Sua mãe pintou comigo
(Dininho 100 anos)
Uma semana depois do falecimento de minha mãe, no já longínquo 2010, chego em Pitangui vindo de Maceió, depois de uns dias de praia. Naquele tempo, podia-se entrar na nossa casa a qualquer momento, "a cadeira atrás da porta, era a única proteção" (trecho da música "Baco Lelê", que fiz com o Reinaldo "Rohr" Pereira.) Entrando na cozinha, papai varria meio sem jeito e, ao me ver, se apoiou na vassoura, esqueceu o serviço e disparou:
- Sua mãe pintou comigo.
A expressão quer dizer que alguém foi maldoso, deliberadamente, com outra pessoa. No caso, mamãe, que morreu sem pedir licença. Naquele momento, entendi que ele estava totalmente desamparado, era uma criança sem ela. O ato de varrer a casa era uma forma de prolongar a permanência dela. Aquele ser humano necessitava de muito Amor e atenção.
Passei uns dias com ele, dando colo e, depois, viajei para continuar a vida. Ultimamente, já não corro para sepultamentos. Ao saber de um falecimento, troco o chip, já penso nas pessoas em outra esfera, inalcançáveis. Me apresso, sim, se minha presença serve aos vivos. Pobrezinho do meu pai, a companheira de tantos anos tinha partido!
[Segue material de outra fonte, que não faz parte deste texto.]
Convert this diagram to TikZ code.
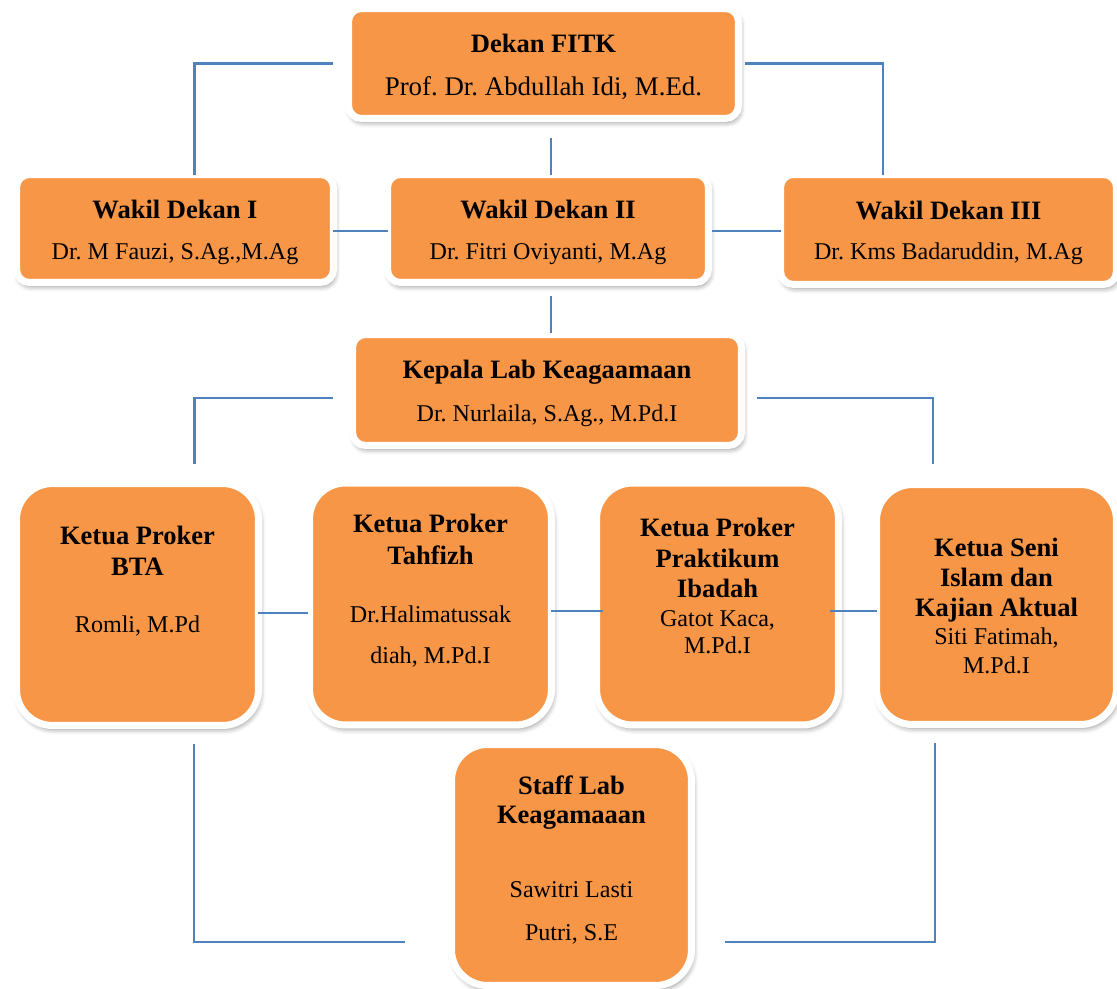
\documentclass[tikz,border=0pt]{standalone}
\usepackage{fontspec}
\setmainfont{Liberation Serif}
\usetikzlibrary{shadows.blur}
\definecolor{boxorange}{HTML}{F79646}
\definecolor{linkblue}{HTML}{4F81BD}
\frenchspacing
\begin{document}
\begin{tikzpicture}[x=0.02cm,y=-0.02cm,
  box/.style={draw=white, line width=0.14cm, fill=boxorange, rounded corners=0.26cm,
    outer sep=0pt, inner sep=0pt,
    blur shadow={shadow xshift=1pt, shadow yshift=-2.2pt, shadow blur radius=3pt, shadow opacity=45}},
  sqbox/.style={box, rounded corners=0.72cm, minimum width=4.84cm, minimum height=4.84cm},
  ttl/.style={anchor=base, font=\fontsize{15.1}{18}\selectfont\bfseries\frenchspacing, inner sep=0pt},
  nm/.style={anchor=base, font=\fontsize{13.7}{16}\selectfont\frenchspacing, inner sep=0pt},
  nmlarge/.style={nm, font=\fontsize{15.3}{18}\selectfont\frenchspacing},
  conn/.style={draw=linkblue, line width=1.2pt}]
\useasboundingbox (0,0) rectangle (1117,989);

% boxes
\node[box, minimum width=7.8cm, minimum height=2.2cm] (dekan) at (543.5,63.5) {};
\node[box, minimum width=6.34cm, minimum height=2.16cm] (wd1) at (175,228.5) {};
\node[box, minimum width=6.42cm, minimum height=2.16cm] (wd2) at (548,228.5) {};
\node[box, minimum width=6.72cm, minimum height=2.2cm] (wd3) at (948.5,229.5) {};
\node[box, minimum width=7.78cm, minimum height=2.22cm] (kepala) at (547,390) {};
\node[sqbox] (bta) at (137.5,604.5) {};
\node[sqbox] (tahfizh) at (430.5,604) {};
\node[sqbox] (prakt) at (717.5,604) {};
\node[sqbox, minimum width=4.8cm, minimum height=4.8cm] (seni) at (996.5,604.5) {};
\node[sqbox, minimum width=4.8cm, minimum height=4.82cm] (staff) at (571.5,865) {};

% texts
\node[ttl] (t-dekan) at (543.5,53) {Dekan FITK};
\node[nmlarge]  (n-dekan) at (543.5,96) {Prof. Dr. Abdullah Idi, M.Ed.};
\node[ttl] (t-wd1) at (175,219) {Wakil Dekan I};
\node[nm]  (n-wd1) at (175,260) {Dr. M Fauzi, S.Ag.,M.Ag};
\node[ttl] (t-wd2) at (548,219) {Wakil Dekan II};
\node[nm]  (n-wd2) at (548,260) {Dr. Fitri Oviyanti, M.Ag};
\node[ttl] (t-wd3) at (948.5,220) {Wakil Dekan III};
\node[nm]  (n-wd3) at (948.5,260) {Dr. Kms Badaruddin, M.Ag};
\node[ttl] (t-kep) at (547,379) {Kepala Lab Keagaamaan};
\node[nm]  (n-kep) at (547,422) {Dr. Nurlaila, S.Ag., M.Pd.I};

\node[ttl] (t-bta1) at (137.5,545) {Ketua Proker};
\node[ttl] (t-bta2) at (137.5,576) {BTA};
\node[nm]  (n-bta) at (137.5,633) {Romli, M.Pd};

\node[ttl] (t-tah1) at (430.5,533) {Ketua Proker};
\node[ttl] (t-tah2) at (430.5,565) {Tahfizh};
\node[nm]  (n-tah1) at (430.5,623) {Dr.Halimatussak};
\node[nm]  (n-tah2) at (430.5,664) {diah, M.Pd.I};

\node[ttl] (t-pra1) at (717.5,537) {Ketua Proker};
\node[ttl] (t-pra2) at (717.5,568) {Praktikum};
\node[ttl] (t-pra3) at (717.5,598) {Ibadah};
\node[nm]  (n-pra1) at (717.5,627) {Gatot Kaca,};
\node[nm]  (n-pra2) at (717.5,654) {M.Pd.I};

\node[ttl] (t-sen1) at (996.5,557) {Ketua Seni};
\node[ttl] (t-sen2) at (996.5,587) {Islam dan};
\node[ttl] (t-sen3) at (996.5,617) {Kajian Aktual};
\node[nm]  (n-sen1) at (996.5,645) {Siti Fatimah,};
\node[nm]  (n-sen2) at (996.5,674) {M.Pd.I};

\node[ttl] (t-stf1) at (571.5,795) {Staff Lab};
\node[ttl] (t-stf2) at (571.5,824) {Keagamaaan};
\node[nm]  (n-stf1) at (571.5,898) {Sawitri Lasti};
\node[nm]  (n-stf2) at (571.5,941) {Putri, S.E};

% connectors
\draw[conn] ([xshift=-0.31cm]dekan.west) -| ([xshift=0.39cm]wd1.north);
\draw[conn] ([xshift=0.13cm]dekan.east) -| ([xshift=-1.31cm]wd3.north);
\draw[conn, shorten >=0.39cm] ([xshift=0.06cm]wd2.north) -- ([xshift=0.06cm]wd2.north |- dekan.south);
\draw[conn] ([yshift=-0.05cm]wd1.east) -- ([yshift=-0.05cm]wd1.east -| wd2.west);
\draw[conn, shorten <=0.07cm] ([yshift=-0.05cm]wd2.east) -- ([yshift=-0.05cm]wd2.east -| wd3.west);
\draw[conn, shorten <=0.27cm, shorten >=0.03cm] ([xshift=0.06cm]wd2.south) -- ([xshift=0.06cm]wd2.south |- kepala.north);
\draw[conn, shorten >=0.39cm] ([xshift=-0.39cm,yshift=-0.16cm]kepala.west) -| ([xshift=1.14cm]bta.north);
\draw[conn, shorten >=0.41cm] ([xshift=0.31cm,yshift=-0.16cm]kepala.east) -| ([xshift=-1.27cm]seni.north);
\draw[conn, shorten >=0.03cm] ([yshift=-0.17cm]bta.east) -- ([yshift=-0.17cm]bta.east -| tahfizh.west);
\draw[conn, shorten >=-0.13cm] ([yshift=-0.14cm]tahfizh.east) -- ([yshift=-0.14cm]tahfizh.east -| prakt.west);
\draw[conn, shorten <=-0.17cm] ([yshift=-0.14cm]prakt.east) -- ([yshift=-0.14cm]prakt.east -| seni.west);
\draw[conn, shorten <=0.37cm, shorten >=0.93cm] ([xshift=1.13cm]bta.south) |- ([yshift=-1.54cm]staff.west);
\draw[conn, shorten <=0.37cm, shorten >=0.67cm] ([xshift=-1.23cm]seni.south) |- ([yshift=-1.54cm]staff.east);
\end{tikzpicture}
\end{document}
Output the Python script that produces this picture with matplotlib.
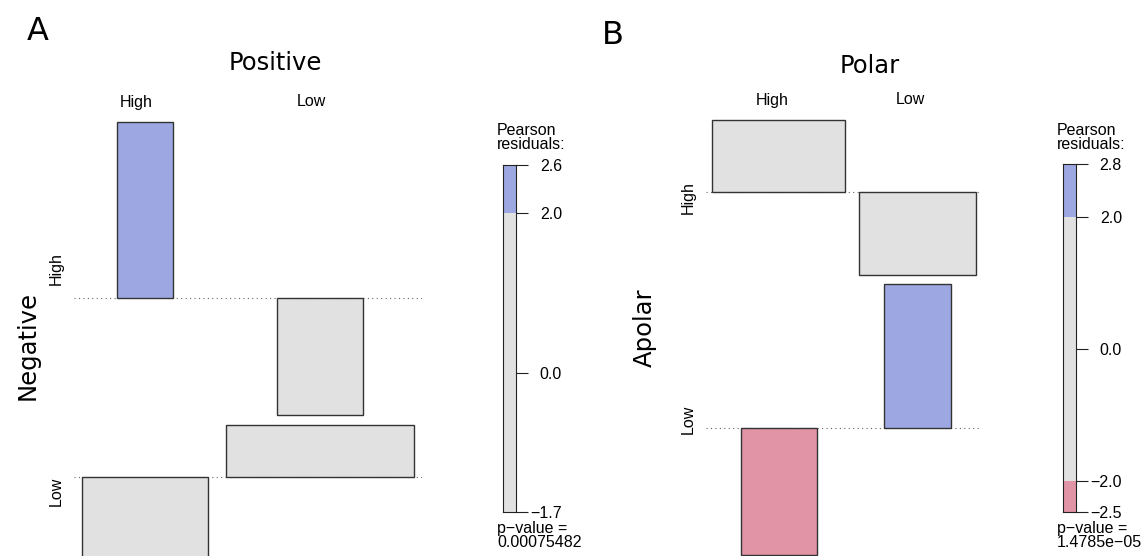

Há alguns dias, pensando em escrever sobre aquilo, entendi que mamãe também tinha pintado comigo. Aí pela metade dos anos 1950, estava com ela na fila de um açougue. Muita gente esperava a chegada da carne, que vinha de carroça e trazia o boi quase inteiro, os músculos ainda em espasmos. Na fila, cheia de gente conhecida, minha mãe apontou para o alpendre da casa do professor Morato, do outro lado da rua, cinquenta metros acima. Havia umas moças lá, e ela disse para todo mundo ouvir:
- Olha a fulana, é namorada do Ilho (assim que me chamava).
Não pude aceitar aquela traição, era um segredo nosso. Só ela sabia que a minha namorada era a loura de olhos azuis naquele alpendre. Era moça feita, eu tinha uns cinco ou seis, ela já devia estar estudando na Escola Normal. Chorei, gritei, esperneei, todos riam de mim. E todos se esqueceram que estavam ali para comprar carne, não para zombar do meu sentimento.
Não pensei nisso na hora que meu pai encostou a vassoura, olhou-me fixamente e disse aquilo. Hoje sei que mamãe, que tinha os mesmos olhos azuis da "namorada", era reincidente: também tinha pintado comigo.